Figure scripts:
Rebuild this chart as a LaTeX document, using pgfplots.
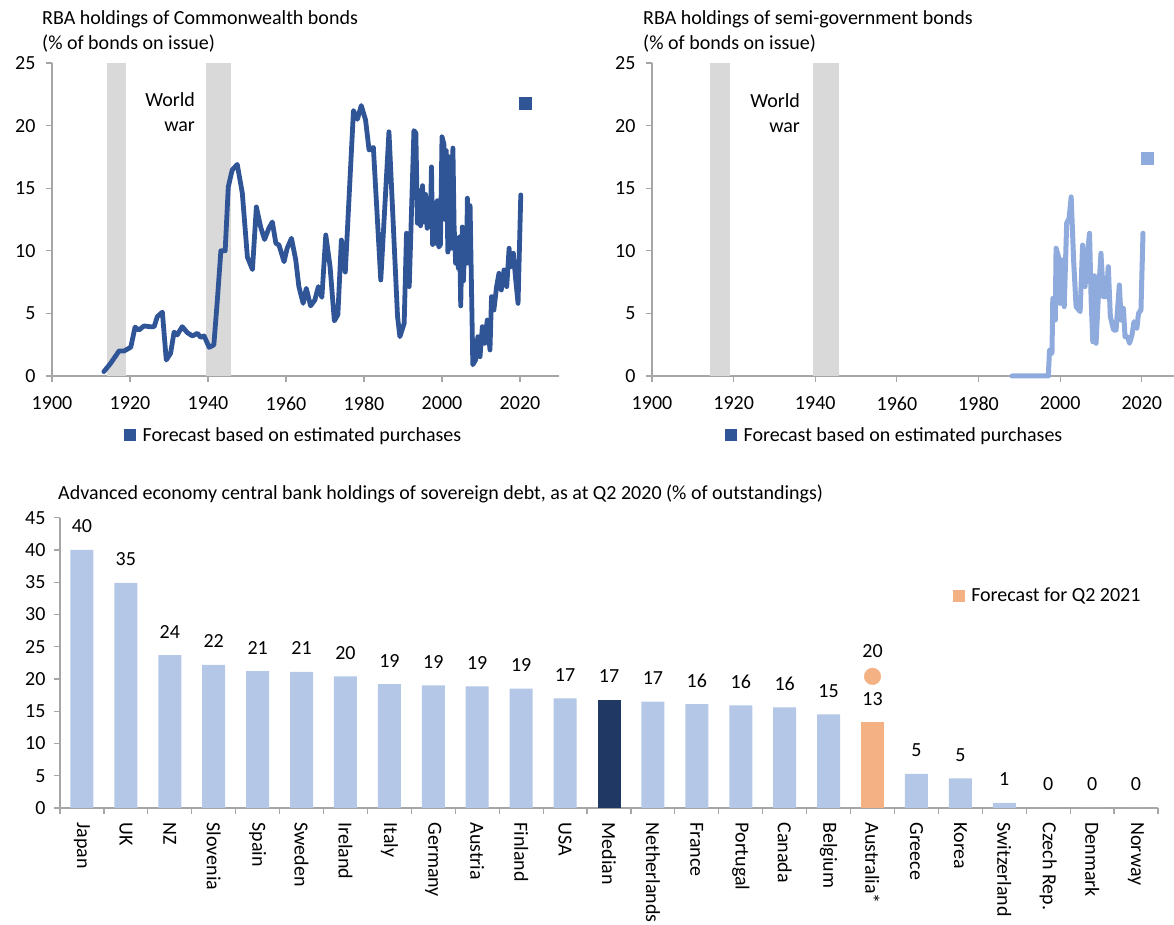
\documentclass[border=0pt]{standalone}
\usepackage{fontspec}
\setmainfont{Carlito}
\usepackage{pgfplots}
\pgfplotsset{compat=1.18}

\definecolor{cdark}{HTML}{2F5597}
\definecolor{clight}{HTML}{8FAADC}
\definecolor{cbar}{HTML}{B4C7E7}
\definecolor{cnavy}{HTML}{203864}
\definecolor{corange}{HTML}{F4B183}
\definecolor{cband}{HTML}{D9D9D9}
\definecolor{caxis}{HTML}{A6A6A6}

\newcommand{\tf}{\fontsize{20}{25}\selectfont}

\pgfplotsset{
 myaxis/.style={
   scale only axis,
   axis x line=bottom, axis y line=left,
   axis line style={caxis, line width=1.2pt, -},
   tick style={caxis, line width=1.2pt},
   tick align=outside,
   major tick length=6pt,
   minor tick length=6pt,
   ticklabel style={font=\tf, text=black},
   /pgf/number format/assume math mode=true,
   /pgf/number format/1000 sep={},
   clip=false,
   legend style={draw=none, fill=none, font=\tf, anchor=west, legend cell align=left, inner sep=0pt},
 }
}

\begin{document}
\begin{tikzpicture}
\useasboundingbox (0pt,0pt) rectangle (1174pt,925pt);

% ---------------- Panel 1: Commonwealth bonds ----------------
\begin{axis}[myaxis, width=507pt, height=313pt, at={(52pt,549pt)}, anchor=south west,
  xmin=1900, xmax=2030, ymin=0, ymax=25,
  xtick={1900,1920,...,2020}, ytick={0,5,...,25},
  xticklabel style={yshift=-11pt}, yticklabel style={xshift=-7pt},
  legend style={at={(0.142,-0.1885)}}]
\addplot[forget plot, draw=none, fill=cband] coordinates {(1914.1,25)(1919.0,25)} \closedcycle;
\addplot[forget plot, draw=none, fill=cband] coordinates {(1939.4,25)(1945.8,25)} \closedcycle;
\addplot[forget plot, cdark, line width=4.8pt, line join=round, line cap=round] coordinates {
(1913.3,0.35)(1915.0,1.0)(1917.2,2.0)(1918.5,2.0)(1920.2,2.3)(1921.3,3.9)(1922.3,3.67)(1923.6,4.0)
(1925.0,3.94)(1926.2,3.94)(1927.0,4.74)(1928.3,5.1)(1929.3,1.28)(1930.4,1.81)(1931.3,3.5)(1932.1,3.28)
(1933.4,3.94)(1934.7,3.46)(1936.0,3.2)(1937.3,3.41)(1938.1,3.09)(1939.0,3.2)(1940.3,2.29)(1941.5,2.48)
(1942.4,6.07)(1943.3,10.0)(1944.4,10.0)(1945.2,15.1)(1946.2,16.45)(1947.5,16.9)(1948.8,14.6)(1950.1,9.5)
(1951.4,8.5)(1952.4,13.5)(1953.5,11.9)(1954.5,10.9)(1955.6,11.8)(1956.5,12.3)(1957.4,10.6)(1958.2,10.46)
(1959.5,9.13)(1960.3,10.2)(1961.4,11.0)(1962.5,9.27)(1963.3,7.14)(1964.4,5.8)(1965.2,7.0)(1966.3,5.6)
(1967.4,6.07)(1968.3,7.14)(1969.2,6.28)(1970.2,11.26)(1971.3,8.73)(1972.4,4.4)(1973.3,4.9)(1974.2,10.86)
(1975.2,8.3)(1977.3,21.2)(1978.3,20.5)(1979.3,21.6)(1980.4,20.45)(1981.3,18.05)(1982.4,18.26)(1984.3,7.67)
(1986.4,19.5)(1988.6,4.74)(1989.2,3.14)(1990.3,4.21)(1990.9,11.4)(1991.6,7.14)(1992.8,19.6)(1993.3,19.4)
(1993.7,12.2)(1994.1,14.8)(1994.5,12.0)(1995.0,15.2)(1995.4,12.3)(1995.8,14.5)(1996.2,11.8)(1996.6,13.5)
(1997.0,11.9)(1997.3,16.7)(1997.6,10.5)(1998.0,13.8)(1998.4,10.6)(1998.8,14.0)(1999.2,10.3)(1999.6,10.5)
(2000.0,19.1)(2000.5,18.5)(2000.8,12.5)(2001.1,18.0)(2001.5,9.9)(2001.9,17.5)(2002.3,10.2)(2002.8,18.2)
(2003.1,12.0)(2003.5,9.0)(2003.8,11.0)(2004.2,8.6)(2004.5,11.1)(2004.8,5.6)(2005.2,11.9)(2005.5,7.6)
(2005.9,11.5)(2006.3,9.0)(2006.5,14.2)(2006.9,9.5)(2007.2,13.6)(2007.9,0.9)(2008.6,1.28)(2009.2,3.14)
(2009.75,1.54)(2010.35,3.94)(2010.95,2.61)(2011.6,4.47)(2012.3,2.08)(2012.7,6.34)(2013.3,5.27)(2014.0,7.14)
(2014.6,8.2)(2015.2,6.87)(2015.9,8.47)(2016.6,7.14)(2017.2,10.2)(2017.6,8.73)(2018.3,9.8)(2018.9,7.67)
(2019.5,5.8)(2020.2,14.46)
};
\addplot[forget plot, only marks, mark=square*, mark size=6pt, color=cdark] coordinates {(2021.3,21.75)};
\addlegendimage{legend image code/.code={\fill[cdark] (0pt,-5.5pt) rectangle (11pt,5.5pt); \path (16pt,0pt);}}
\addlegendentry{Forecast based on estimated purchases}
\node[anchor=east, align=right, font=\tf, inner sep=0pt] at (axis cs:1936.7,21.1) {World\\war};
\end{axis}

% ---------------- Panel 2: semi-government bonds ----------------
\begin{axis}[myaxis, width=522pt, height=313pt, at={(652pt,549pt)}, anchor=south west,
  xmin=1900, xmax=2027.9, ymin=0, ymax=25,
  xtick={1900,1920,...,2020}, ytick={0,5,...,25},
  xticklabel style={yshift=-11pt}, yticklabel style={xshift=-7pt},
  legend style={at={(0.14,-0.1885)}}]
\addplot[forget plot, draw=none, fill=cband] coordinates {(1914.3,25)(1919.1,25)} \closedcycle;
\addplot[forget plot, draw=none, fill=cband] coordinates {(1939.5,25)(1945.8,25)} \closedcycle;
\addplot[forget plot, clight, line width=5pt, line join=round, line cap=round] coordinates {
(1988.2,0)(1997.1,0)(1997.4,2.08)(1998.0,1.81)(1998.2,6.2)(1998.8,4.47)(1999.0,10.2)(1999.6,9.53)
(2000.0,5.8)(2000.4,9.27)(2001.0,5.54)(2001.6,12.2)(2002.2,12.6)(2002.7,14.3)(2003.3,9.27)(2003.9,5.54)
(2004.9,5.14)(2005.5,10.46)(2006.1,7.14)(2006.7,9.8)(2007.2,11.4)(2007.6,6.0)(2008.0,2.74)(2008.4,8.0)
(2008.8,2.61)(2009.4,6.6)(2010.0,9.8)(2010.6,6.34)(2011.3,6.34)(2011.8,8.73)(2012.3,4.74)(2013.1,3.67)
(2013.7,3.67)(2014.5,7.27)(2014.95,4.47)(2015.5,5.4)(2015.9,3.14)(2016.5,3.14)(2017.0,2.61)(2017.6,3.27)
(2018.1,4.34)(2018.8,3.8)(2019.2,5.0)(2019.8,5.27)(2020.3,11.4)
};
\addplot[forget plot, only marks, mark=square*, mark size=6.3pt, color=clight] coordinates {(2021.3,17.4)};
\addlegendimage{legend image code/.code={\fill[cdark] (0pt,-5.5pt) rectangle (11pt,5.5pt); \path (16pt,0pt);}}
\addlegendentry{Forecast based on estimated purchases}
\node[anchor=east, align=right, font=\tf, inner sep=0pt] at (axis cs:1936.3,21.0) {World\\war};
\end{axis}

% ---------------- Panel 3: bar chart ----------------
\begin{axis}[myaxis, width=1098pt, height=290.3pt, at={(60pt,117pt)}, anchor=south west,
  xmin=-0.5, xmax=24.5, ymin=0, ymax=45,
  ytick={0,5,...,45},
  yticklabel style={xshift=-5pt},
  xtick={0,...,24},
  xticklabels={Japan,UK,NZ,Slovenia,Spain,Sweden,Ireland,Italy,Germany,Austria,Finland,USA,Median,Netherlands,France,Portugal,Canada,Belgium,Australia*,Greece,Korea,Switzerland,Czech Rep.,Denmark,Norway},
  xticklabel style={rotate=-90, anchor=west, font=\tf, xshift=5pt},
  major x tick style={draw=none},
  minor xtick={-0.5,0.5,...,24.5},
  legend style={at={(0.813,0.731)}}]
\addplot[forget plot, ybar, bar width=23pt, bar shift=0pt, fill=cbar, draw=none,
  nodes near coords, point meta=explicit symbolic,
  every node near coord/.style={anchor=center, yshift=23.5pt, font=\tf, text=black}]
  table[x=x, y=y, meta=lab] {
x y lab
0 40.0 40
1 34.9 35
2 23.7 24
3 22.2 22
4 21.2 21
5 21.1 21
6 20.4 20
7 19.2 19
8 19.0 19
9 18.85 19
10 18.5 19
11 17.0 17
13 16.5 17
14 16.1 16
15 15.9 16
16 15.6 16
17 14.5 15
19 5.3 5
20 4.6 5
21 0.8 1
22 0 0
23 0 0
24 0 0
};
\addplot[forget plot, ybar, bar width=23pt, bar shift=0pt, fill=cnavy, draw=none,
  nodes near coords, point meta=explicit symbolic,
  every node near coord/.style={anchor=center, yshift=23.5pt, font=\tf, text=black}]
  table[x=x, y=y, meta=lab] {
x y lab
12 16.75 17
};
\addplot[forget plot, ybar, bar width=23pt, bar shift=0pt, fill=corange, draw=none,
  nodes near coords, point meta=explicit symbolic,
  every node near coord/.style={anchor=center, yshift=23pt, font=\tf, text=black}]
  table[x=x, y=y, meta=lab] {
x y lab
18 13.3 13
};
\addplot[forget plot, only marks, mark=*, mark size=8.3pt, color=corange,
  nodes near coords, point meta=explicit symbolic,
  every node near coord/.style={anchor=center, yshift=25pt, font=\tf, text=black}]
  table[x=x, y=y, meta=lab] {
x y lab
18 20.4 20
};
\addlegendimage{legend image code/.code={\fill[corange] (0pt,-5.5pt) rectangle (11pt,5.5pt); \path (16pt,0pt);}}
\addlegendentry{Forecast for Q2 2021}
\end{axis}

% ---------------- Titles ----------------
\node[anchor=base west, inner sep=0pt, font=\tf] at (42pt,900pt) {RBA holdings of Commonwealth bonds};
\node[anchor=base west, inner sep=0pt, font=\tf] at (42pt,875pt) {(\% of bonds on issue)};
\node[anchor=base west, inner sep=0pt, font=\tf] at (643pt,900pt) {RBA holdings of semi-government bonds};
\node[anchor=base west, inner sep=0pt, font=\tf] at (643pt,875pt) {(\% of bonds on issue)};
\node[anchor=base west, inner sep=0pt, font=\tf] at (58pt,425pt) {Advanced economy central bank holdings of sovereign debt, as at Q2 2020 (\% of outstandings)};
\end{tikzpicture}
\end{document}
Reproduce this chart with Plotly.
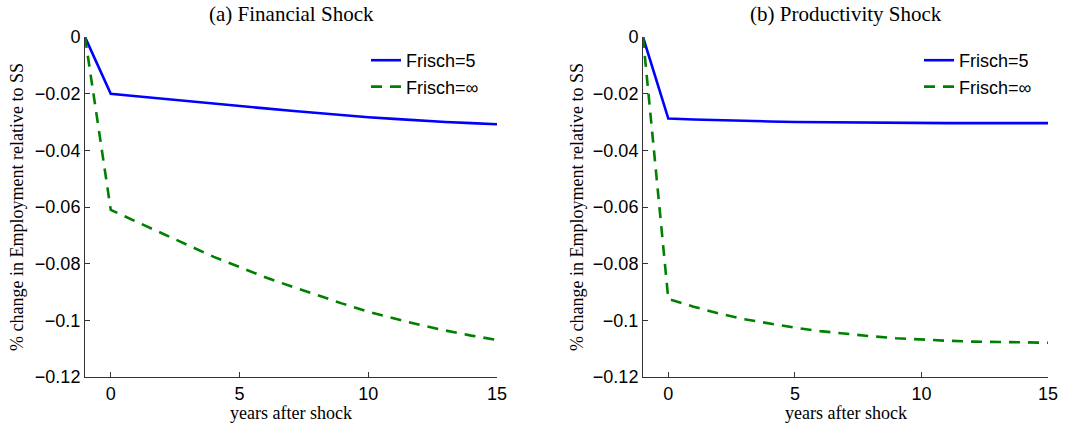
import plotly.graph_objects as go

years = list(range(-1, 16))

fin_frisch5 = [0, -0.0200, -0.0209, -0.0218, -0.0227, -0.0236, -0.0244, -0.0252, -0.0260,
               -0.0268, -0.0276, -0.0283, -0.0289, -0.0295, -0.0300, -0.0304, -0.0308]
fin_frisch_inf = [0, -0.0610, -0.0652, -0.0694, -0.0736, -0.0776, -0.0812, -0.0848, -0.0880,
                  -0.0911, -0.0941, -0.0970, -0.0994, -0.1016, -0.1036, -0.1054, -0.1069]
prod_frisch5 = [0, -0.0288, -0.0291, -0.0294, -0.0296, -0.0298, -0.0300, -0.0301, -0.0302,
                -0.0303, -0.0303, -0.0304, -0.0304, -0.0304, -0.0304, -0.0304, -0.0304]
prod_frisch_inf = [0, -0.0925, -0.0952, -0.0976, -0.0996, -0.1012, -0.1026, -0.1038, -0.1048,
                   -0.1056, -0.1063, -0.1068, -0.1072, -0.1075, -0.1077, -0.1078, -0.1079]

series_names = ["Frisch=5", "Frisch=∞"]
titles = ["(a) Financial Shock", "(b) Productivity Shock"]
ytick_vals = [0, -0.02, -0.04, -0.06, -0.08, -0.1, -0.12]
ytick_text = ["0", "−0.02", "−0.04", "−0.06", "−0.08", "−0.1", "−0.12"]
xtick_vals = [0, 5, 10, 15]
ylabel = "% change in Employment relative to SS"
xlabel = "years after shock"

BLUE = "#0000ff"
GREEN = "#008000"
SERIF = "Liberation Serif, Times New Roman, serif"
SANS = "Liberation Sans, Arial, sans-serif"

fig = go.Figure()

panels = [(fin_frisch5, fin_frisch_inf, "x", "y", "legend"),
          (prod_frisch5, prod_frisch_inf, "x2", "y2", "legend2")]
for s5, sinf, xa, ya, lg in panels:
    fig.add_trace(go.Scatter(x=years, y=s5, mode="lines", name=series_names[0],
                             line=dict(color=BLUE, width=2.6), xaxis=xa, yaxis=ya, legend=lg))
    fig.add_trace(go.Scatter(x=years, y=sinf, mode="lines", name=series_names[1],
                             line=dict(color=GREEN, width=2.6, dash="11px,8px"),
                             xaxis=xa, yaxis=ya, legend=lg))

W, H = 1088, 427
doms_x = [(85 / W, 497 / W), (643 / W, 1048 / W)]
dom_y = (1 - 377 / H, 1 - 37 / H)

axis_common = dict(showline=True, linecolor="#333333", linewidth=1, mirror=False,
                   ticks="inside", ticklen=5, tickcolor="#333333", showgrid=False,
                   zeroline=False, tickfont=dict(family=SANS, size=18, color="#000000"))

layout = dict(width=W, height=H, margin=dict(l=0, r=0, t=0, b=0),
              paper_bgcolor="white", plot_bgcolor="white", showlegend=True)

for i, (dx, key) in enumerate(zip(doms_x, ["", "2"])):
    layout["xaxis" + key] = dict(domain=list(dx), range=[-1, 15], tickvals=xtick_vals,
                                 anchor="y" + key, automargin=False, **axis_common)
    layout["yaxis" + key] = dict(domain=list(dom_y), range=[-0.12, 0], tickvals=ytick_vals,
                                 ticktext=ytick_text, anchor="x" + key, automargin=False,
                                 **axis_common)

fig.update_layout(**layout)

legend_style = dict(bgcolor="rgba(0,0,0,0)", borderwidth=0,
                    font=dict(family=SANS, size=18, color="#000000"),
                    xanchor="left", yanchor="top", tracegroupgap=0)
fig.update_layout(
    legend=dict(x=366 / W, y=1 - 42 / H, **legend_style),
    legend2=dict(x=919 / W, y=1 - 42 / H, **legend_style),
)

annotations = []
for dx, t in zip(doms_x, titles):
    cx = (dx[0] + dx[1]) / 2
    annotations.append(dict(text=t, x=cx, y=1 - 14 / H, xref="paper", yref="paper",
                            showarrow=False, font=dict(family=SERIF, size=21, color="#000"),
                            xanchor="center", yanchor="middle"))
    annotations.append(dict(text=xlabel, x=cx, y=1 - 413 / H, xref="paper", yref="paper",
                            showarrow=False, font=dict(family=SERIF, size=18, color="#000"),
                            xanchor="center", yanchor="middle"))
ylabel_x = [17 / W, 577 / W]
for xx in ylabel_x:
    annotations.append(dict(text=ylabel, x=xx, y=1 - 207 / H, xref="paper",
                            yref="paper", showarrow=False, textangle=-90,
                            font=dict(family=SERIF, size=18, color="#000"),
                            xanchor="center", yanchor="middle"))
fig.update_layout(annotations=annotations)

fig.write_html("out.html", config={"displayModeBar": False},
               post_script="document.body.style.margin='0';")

*TASK INSTRUCTIONS*:
Exactly as they stand, quote the lines beginning with the one that contains "Reproduce this chart with Plotly." and ending with the one that contains "years = list(range(-1, 16))", with no pictures.

*EXPECTED ANSWER*:
Reproduce this chart with Plotly.
import plotly.graph_objects as go

years = list(range(-1, 16))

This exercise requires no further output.